§ **Given instruction**
Every record below should be written out exactly; pictures stay out.

[Entries with chart source code]

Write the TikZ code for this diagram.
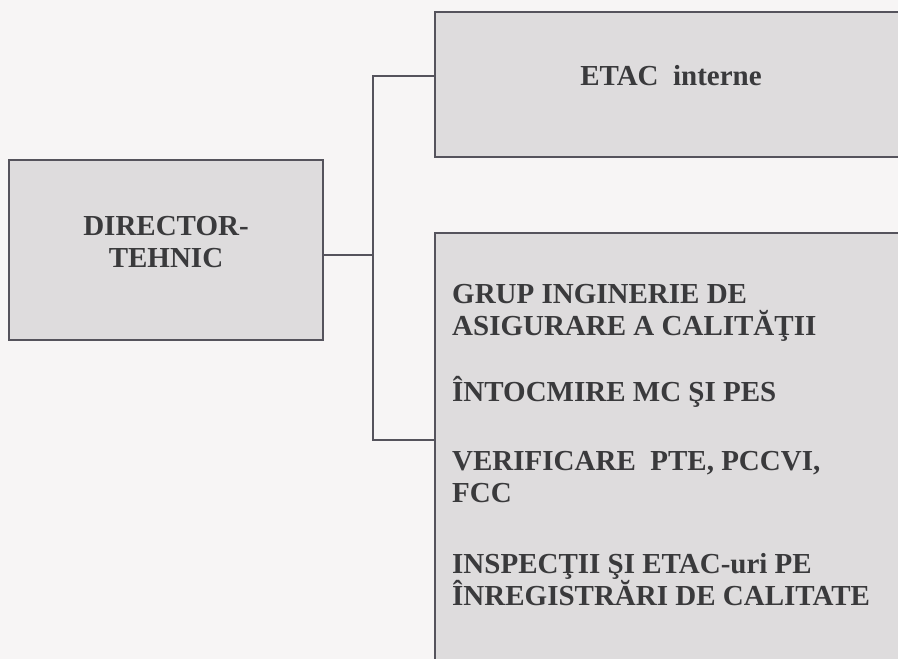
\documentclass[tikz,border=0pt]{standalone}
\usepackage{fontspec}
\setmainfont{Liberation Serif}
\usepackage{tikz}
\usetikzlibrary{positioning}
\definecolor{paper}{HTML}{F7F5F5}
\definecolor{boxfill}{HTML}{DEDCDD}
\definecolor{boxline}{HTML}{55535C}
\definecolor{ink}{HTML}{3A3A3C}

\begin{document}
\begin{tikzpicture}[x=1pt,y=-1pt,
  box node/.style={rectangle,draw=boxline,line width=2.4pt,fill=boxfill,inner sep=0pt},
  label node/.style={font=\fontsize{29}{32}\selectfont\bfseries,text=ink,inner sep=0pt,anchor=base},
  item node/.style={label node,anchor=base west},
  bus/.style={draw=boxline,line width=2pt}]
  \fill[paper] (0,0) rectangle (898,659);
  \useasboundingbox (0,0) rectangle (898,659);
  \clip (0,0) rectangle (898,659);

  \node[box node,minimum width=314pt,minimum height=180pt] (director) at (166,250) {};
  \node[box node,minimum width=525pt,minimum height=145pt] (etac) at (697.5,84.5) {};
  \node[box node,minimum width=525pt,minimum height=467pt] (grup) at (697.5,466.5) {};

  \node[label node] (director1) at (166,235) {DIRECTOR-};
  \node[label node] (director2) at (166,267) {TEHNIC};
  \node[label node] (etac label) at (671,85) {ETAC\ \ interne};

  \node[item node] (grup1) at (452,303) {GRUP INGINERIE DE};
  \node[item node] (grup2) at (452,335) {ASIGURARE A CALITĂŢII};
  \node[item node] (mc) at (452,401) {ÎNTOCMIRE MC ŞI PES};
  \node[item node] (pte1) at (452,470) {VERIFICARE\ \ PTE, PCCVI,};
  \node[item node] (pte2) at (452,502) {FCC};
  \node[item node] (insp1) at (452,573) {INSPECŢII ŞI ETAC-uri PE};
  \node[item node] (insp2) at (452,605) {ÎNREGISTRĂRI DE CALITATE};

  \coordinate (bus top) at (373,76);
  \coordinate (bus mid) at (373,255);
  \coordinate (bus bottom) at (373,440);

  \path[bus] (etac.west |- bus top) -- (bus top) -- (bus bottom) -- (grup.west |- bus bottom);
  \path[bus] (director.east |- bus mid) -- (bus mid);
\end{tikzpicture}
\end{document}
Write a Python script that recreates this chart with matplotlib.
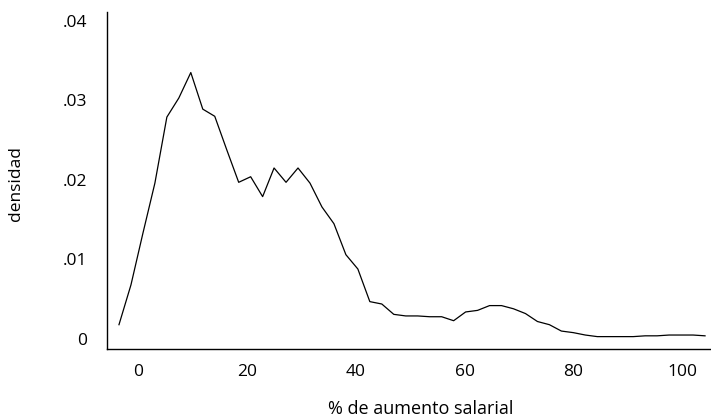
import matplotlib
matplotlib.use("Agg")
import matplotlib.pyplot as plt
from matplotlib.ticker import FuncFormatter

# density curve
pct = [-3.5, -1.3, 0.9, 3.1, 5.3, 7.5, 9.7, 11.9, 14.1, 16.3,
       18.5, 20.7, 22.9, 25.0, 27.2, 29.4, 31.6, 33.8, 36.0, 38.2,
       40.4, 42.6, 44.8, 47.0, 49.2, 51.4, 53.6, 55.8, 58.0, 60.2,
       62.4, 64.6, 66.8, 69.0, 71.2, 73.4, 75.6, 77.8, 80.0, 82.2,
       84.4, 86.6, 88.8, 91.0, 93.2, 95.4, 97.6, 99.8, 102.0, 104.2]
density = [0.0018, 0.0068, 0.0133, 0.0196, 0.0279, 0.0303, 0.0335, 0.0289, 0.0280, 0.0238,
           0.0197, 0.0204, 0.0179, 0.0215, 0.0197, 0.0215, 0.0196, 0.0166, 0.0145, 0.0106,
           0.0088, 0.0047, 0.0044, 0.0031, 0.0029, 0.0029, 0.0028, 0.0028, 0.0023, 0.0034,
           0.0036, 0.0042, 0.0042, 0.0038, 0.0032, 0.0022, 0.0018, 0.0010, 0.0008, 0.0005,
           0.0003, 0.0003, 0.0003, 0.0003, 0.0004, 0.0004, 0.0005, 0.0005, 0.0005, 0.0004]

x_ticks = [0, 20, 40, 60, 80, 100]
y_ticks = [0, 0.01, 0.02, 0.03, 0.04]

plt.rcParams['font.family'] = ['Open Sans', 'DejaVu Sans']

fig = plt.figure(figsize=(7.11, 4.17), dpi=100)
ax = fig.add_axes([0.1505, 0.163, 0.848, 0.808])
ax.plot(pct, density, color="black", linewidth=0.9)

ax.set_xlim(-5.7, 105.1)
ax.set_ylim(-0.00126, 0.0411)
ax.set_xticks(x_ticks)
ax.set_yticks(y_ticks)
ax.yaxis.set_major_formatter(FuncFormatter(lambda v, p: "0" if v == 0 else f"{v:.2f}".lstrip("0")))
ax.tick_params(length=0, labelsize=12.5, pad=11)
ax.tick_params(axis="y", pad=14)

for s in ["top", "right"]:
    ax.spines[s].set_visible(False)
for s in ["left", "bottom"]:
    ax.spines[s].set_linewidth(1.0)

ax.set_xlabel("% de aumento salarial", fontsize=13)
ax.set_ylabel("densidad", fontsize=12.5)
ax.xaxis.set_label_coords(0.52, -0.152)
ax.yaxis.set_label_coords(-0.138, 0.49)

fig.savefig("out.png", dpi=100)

§ **Result of the task**
Write the TikZ code for this diagram.
\documentclass[tikz,border=0pt]{standalone}
\usepackage{fontspec}
\setmainfont{Liberation Serif}
\usepackage{tikz}
\usetikzlibrary{positioning}
\definecolor{paper}{HTML}{F7F5F5}
\definecolor{boxfill}{HTML}{DEDCDD}
\definecolor{boxline}{HTML}{55535C}
\definecolor{ink}{HTML}{3A3A3C}

\begin{document}
\begin{tikzpicture}[x=1pt,y=-1pt,
  box node/.style={rectangle,draw=boxline,line width=2.4pt,fill=boxfill,inner sep=0pt},
  label node/.style={font=\fontsize{29}{32}\selectfont\bfseries,text=ink,inner sep=0pt,anchor=base},
  item node/.style={label node,anchor=base west},
  bus/.style={draw=boxline,line width=2pt}]
  \fill[paper] (0,0) rectangle (898,659);
  \useasboundingbox (0,0) rectangle (898,659);
  \clip (0,0) rectangle (898,659);

  \node[box node,minimum width=314pt,minimum height=180pt] (director) at (166,250) {};
  \node[box node,minimum width=525pt,minimum height=145pt] (etac) at (697.5,84.5) {};
  \node[box node,minimum width=525pt,minimum height=467pt] (grup) at (697.5,466.5) {};

  \node[label node] (director1) at (166,235) {DIRECTOR-};
  \node[label node] (director2) at (166,267) {TEHNIC};
  \node[label node] (etac label) at (671,85) {ETAC\ \ interne};

  \node[item node] (grup1) at (452,303) {GRUP INGINERIE DE};
  \node[item node] (grup2) at (452,335) {ASIGURARE A CALITĂŢII};
  \node[item node] (mc) at (452,401) {ÎNTOCMIRE MC ŞI PES};
  \node[item node] (pte1) at (452,470) {VERIFICARE\ \ PTE, PCCVI,};
  \node[item node] (pte2) at (452,502) {FCC};
  \node[item node] (insp1) at (452,573) {INSPECŢII ŞI ETAC-uri PE};
  \node[item node] (insp2) at (452,605) {ÎNREGISTRĂRI DE CALITATE};

  \coordinate (bus top) at (373,76);
  \coordinate (bus mid) at (373,255);
  \coordinate (bus bottom) at (373,440);

  \path[bus] (etac.west |- bus top) -- (bus top) -- (bus bottom) -- (grup.west |- bus bottom);
  \path[bus] (director.east |- bus mid) -- (bus mid);
\end{tikzpicture}
\end{document}
Write a Python script that recreates this chart with matplotlib.
import matplotlib
matplotlib.use("Agg")
import matplotlib.pyplot as plt
from matplotlib.ticker import FuncFormatter

# density curve
pct = [-3.5, -1.3, 0.9, 3.1, 5.3, 7.5, 9.7, 11.9, 14.1, 16.3,
       18.5, 20.7, 22.9, 25.0, 27.2, 29.4, 31.6, 33.8, 36.0, 38.2,
       40.4, 42.6, 44.8, 47.0, 49.2, 51.4, 53.6, 55.8, 58.0, 60.2,
       62.4, 64.6, 66.8, 69.0, 71.2, 73.4, 75.6, 77.8, 80.0, 82.2,
       84.4, 86.6, 88.8, 91.0, 93.2, 95.4, 97.6, 99.8, 102.0, 104.2]
density = [0.0018, 0.0068, 0.0133, 0.0196, 0.0279, 0.0303, 0.0335, 0.0289, 0.0280, 0.0238,
           0.0197, 0.0204, 0.0179, 0.0215, 0.0197, 0.0215, 0.0196, 0.0166, 0.0145, 0.0106,
           0.0088, 0.0047, 0.0044, 0.0031, 0.0029, 0.0029, 0.0028, 0.0028, 0.0023, 0.0034,
           0.0036, 0.0042, 0.0042, 0.0038, 0.0032, 0.0022, 0.0018, 0.0010, 0.0008, 0.0005,
           0.0003, 0.0003, 0.0003, 0.0003, 0.0004, 0.0004, 0.0005, 0.0005, 0.0005, 0.0004]

x_ticks = [0, 20, 40, 60, 80, 100]
y_ticks = [0, 0.01, 0.02, 0.03, 0.04]

plt.rcParams['font.family'] = ['Open Sans', 'DejaVu Sans']

fig = plt.figure(figsize=(7.11, 4.17), dpi=100)
ax = fig.add_axes([0.1505, 0.163, 0.848, 0.808])
ax.plot(pct, density, color="black", linewidth=0.9)

ax.set_xlim(-5.7, 105.1)
ax.set_ylim(-0.00126, 0.0411)
ax.set_xticks(x_ticks)
ax.set_yticks(y_ticks)
ax.yaxis.set_major_formatter(FuncFormatter(lambda v, p: "0" if v == 0 else f"{v:.2f}".lstrip("0")))
ax.tick_params(length=0, labelsize=12.5, pad=11)
ax.tick_params(axis="y", pad=14)

for s in ["top", "right"]:
    ax.spines[s].set_visible(False)
for s in ["left", "bottom"]:
    ax.spines[s].set_linewidth(1.0)

ax.set_xlabel("% de aumento salarial", fontsize=13)
ax.set_ylabel("densidad", fontsize=12.5)
ax.xaxis.set_label_coords(0.52, -0.152)
ax.yaxis.set_label_coords(-0.138, 0.49)

fig.savefig("out.png", dpi=100)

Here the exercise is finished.